According to Harold Kaplan, Americans do not question the effects on the United States of the Reformation and the Enlightenment. He wrote:
“We do not question that the twin roots of American national history were the religious revolution, which broke the Catholic hegemony, and the secular Enlightenment, which finally broke the traditional political structures, monarchical and hierarchical, of Europe…” (p. 14)
((Harold Kaplan, Democratic Humanism and American Literature, University of Chicago Press, Chicago and London, 1972, p. 14))
There is no question that those events made the United States possible. But concerns about the Enlightenment are as old as the Enlightenment itself. It’s just that they don’t normally come up in a secular society and from a defender of democracy. When I first started thinking about the social effects of America’s mythology, I questioned the religious basis of the Enlightenment. Now I’m questioning its democratic basis. Was the Enlightenment a democratic movement?
The short answer is, not necessarily. Some of our enlightened forefathers, the federalists, wanted a continuation of Britain’s monarchy with a king-like president. Others wanted to create a new kind of government unlike Britain’s. Unfortunately, the new-government faction lost the debate. The best they could do was add the Bill of Rights to curb federal power. Although we might wish the anti-federalists had succeeded, they were part of the same class as the federalists. One consequence of their class outlook was that they did not see a problem with slavery.

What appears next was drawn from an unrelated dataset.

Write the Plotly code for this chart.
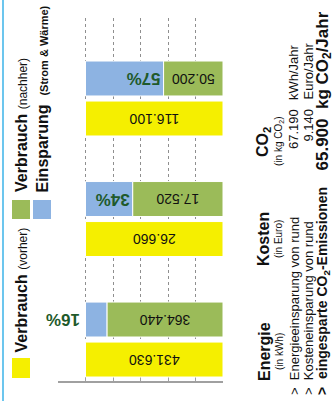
import plotly.graph_objects as go

# Values
categories = ["Energie", "Kosten", "CO2"]
vorher = [431630, 26660, 116100]
nachher = [364440, 17520, 50200]
category_titles = ["Energie", "Kosten", "CO<sub>2</sub>"]
category_units = ["(in kWh)", "(in Euro)", "(in kg CO<sub>2</sub>)"]
summary_labels = ["Energieeinsparung von rund", "Kosteneinsparung von rund",
                  "eingesparte CO<sub>2</sub>-Emissionen"]
summary_values = [67190, 9140, 65900]
summary_units = ["kWh/Jahr", "Euro/Jahr", "kg CO<sub>2</sub>/Jahr"]
grid_values = [0, 20, 40, 60, 80, 100, 120]

YELLOW = "#f5ef00"
GREEN = "#9bbb59"
BLUE = "#8db3e2"
PCT_COLOR = "#1f5a2b"
GRID = "#8f8f8f"
FONT = "Liberation Sans, Arial, sans-serif"

W, H = 333, 401


def px(x):
    return x / W


def py(y):
    return 1 - y / H


def de(n):
    return f"{n:,}".replace(",", ".")


# normalise each group to its "vorher" value
base_pct = [100.0 for _ in vorher]
after_pct = [n / v * 100 for n, v in zip(nachher, vorher)]
saving_pct = [100 - a for a in after_pct]
saving_txt = [f"{round(s)}%" for s in saving_pct]

bar_w = 0.29
common = dict(orientation="h", width=bar_w, marker_line_color="white",
              marker_line_width=1, textangle=180, constraintext="none",
              cliponaxis=False, showlegend=False, hoverinfo="skip")

fig = go.Figure()
fig.add_trace(go.Bar(
    y=categories, x=base_pct, offset=-0.311,
    marker_color=YELLOW, text=[de(v) for v in vorher],
    textposition="inside", insidetextanchor="middle",
    textfont=dict(family=FONT, size=14, color="#111111"), **common))
fig.add_trace(go.Bar(
    y=categories, x=after_pct, offset=0.021,
    marker_color=GREEN, text=[de(v) for v in nachher],
    textposition="inside", insidetextanchor="middle",
    textfont=dict(family=FONT, size=14, color="#111111"), **common))

# savings share: written inside the bar where it fits, beside it otherwise
fits = [s > 25 for s in saving_pct]
fig.add_trace(go.Bar(
    y=categories, x=saving_pct, base=after_pct, offset=0.021,
    marker_color=BLUE, text=[t if f else "" for t, f in zip(saving_txt, fits)],
    textposition="inside", insidetextanchor="start",
    textfont=dict(family=FONT, size=17, color=PCT_COLOR, weight="bold"),
    **common))

fig.update_layout(
    width=W, height=H, margin=dict(l=0, r=0, t=0, b=0),
    paper_bgcolor="white", plot_bgcolor="white", barmode="overlay",
    font=dict(family=FONT, color="#111111"),
    xaxis=dict(domain=[px(58), px(223)], range=[120, 0],
               tickmode="array", tickvals=grid_values,
               showgrid=True, gridcolor=GRID, griddash="3px,3px",
               gridwidth=1, zeroline=False, showline=True,
               linecolor="#a0a0a0", linewidth=1.5, ticks="inside",
               ticklen=5, tickcolor="#a0a0a0", tickwidth=1.2,
               showticklabels=False, fixedrange=True, layer="below traces"),
    yaxis=dict(domain=[py(381), py(18)], type="category",
               categoryorder="array", categoryarray=categories,
               range=[-0.344, 2.668], showgrid=False, zeroline=False,
               showline=False, showticklabels=False, ticks=""),
)

shapes = [
    # left border line
    dict(type="line", xref="paper", yref="paper", x0=px(3), x1=px(3),
         y0=0, y1=1, line=dict(color="#6cc6ee", width=2)),
    # legend swatches
    dict(type="rect", xref="paper", yref="paper", x0=px(12), x1=px(30),
         y0=py(378), y1=py(358), fillcolor=YELLOW, line_width=0),
    dict(type="rect", xref="paper", yref="paper", x0=px(12), x1=px(30),
         y0=py(219), y1=py(200), fillcolor=GREEN, line_width=0),
    dict(type="rect", xref="paper", yref="paper", x0=px(33), x1=px(51),
         y0=py(219), y1=py(200), fillcolor=BLUE, line_width=0),
]
fig.update_layout(shapes=shapes)

ann = []


def rot(text, x, y, yanchor, size, color="#111111"):
    ann.append(dict(text=text, xref="paper", yref="paper", x=px(x), y=py(y),
                    xanchor="center", yanchor=yanchor, textangle=-90,
                    showarrow=False, font=dict(family=FONT, size=size,
                                               color=color)))


# savings share that does not fit inside its bar
for cat, a, s, t, f in zip(categories, after_pct, saving_pct, saving_txt, fits):
    if not f:
        ann.append(dict(text=f"<b>{t}</b>", xref="x", yref="y", x=a + s,
                        y=cat, yshift=20, xanchor="right", yanchor="middle",
                        xshift=-3, textangle=180, showarrow=False,
                        font=dict(family=FONT, size=17, color=PCT_COLOR)))

# legend labels
rot("<b>Verbrauch</b> <span style='font-size:12px'>(vorher)</span>",
    21, 355, "bottom", 16)
rot("<b>Verbrauch</b> <span style='font-size:12px'>(nachher)</span>",
    21, 194, "bottom", 16)
rot("<b>Einsparung</b>  <span style='font-size:11px'><b>(Strom & Wärme)</b></span>",
    42, 194, "bottom", 16)

# category titles below the axis
label_y = [352, 239, 142]
for title, unit, ly in zip(category_titles, category_units, label_y):
    rot(f"<b>{title}</b>", 264, ly, "middle", 16)
    rot(unit, 279, ly, "middle", 10)

# summary lines
sum_x = [294, 308, 323]
for i, (lab, val, unit) in enumerate(zip(summary_labels, summary_values,
                                         summary_units)):
    bold = i == 2
    size = 13 if not bold else 14
    t = f">  {lab}"
    if bold:
        t = f"<b>{t}</b>"
    rot(t, sum_x[i], 397, "bottom", size)
    vtxt = de(val)
    if bold:
        rot(f"<b>{vtxt}  {unit}</b>", sum_x[i], 10, "top", 17)
    else:
        rot(vtxt, sum_x[i], 107, "top", size)
        rot(unit, sum_x[i], 102, "bottom", size)

fig.update_layout(annotations=ann)
fig.write_html("out.html")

American Politics and the Enlightenment
America’s government is an Enlightenment creation. So it was interesting to discover during the 2016 presidential election that we are not allowed to elect our chosen presidential candidate. After loudly objecting, most of us accepted our limitations, unlike the Trump faction. Trump’s base apparently missed that demonstration of how democracy works. He used our act of good will to promote himself. Now we observe billionaires and Freemasons trying to claw back democracy and Trump’s devotees don’t bat an eye.
The aftermath of the 2020 election has been a Free-masonic temper tantrum, and it’s not going away. Donald Trump acts like an angry man, but he’s not really angry. He’s enjoying himself. His malevolence has no cause and no motive. It is a constant state of being and it makes him very happy. I believe defeating Donald Trump should be a major part of a progressive strategy for as long as necessary.
On a positive note, the Biden Administration is responding to many of our demands. It’s not what we envisioned in 2016–we thought a complete change of direction was needed to address climate change and the shortage of resources. But the truth is, no politician, including Bernie Sanders, can run a campaign on a platform of lower living standards and personal sacrifice, which is what we need. If some mythical self-sacrifice candidate were to win anyway, the markets would remove him in short order. This is the world we live in. Are we able to appreciate the importance of Biden’s approach in our strategic decisions?
Some progressives have put their hopes in third-party candidate, Cornell West. I agree that West is a powerful, encouraging voice. My question has to do with whether we correctly understand this place and time. In 2016 the Democratic establishment put all its energy into defeating the progressive agenda. Then came the never-ending nightmare of Donald Trump and his puppet judiciary. The U.S. judiciary is now a permanent effect of the Trump presidency. What does this tell us? I think it tells us this is not a game of chicken. If Trump somehow succeeds in reclaiming the White House, our leaders will stand by, regretfully, while he destroys us.
It seems to me that electoral politics are an opportunity to influence the country’s direction in the short term. They are not a way to change the world. We take our part in elections so we can continue to plan the future we want.
Class Structure in America
America has always had distinct social classes but no one bothers to explain how this came about. Immigration, of course. Groups immigrating to the colonies included Puritans (religious fundamentalists), Quakers (religious liberals), and Borderers, who wanted personal liberty without interference from society or government. But the largest group of English immigrants to the United States arrived between the years 1642 to 1675, and consisted of 45,000 Cavaliers of King Charles I, and their indentured servants. They had lost their former status in England because they were on the losing side in the English Civil War, but they remained royalist, Anglican and Aristocratic. Some say they wanted to re-create in Virginia the socially stratified agrarian society they had left behind. When their servants began to die, the Cavaliers’ descendants imported African slaves. Cavalier immigrants included ancestors of George Washington, James Madison, James Monroe, John Marshall, and other first families of Virginia.
The descendants of the Cavaliers only stopped supporting the Stuart kings during the reign of Charles II. They turned against the King because he appointed questionable people to offices in Virginia and gave cultivated land to his favorites, among other injustices.
Summary
Was the Enlightenment a democratic movement? Not as much as it could have been. It seems Ben Franklin was not quite honest when he said democracy is ours if we can keep it.
Still, most of us trust what we have been told about our mythology, our history, our tradition, and our heroes. But do these things compel us to honor and obey without complaint as Hilary and the DNC tried to tell us in 2016? No, I don’t think so.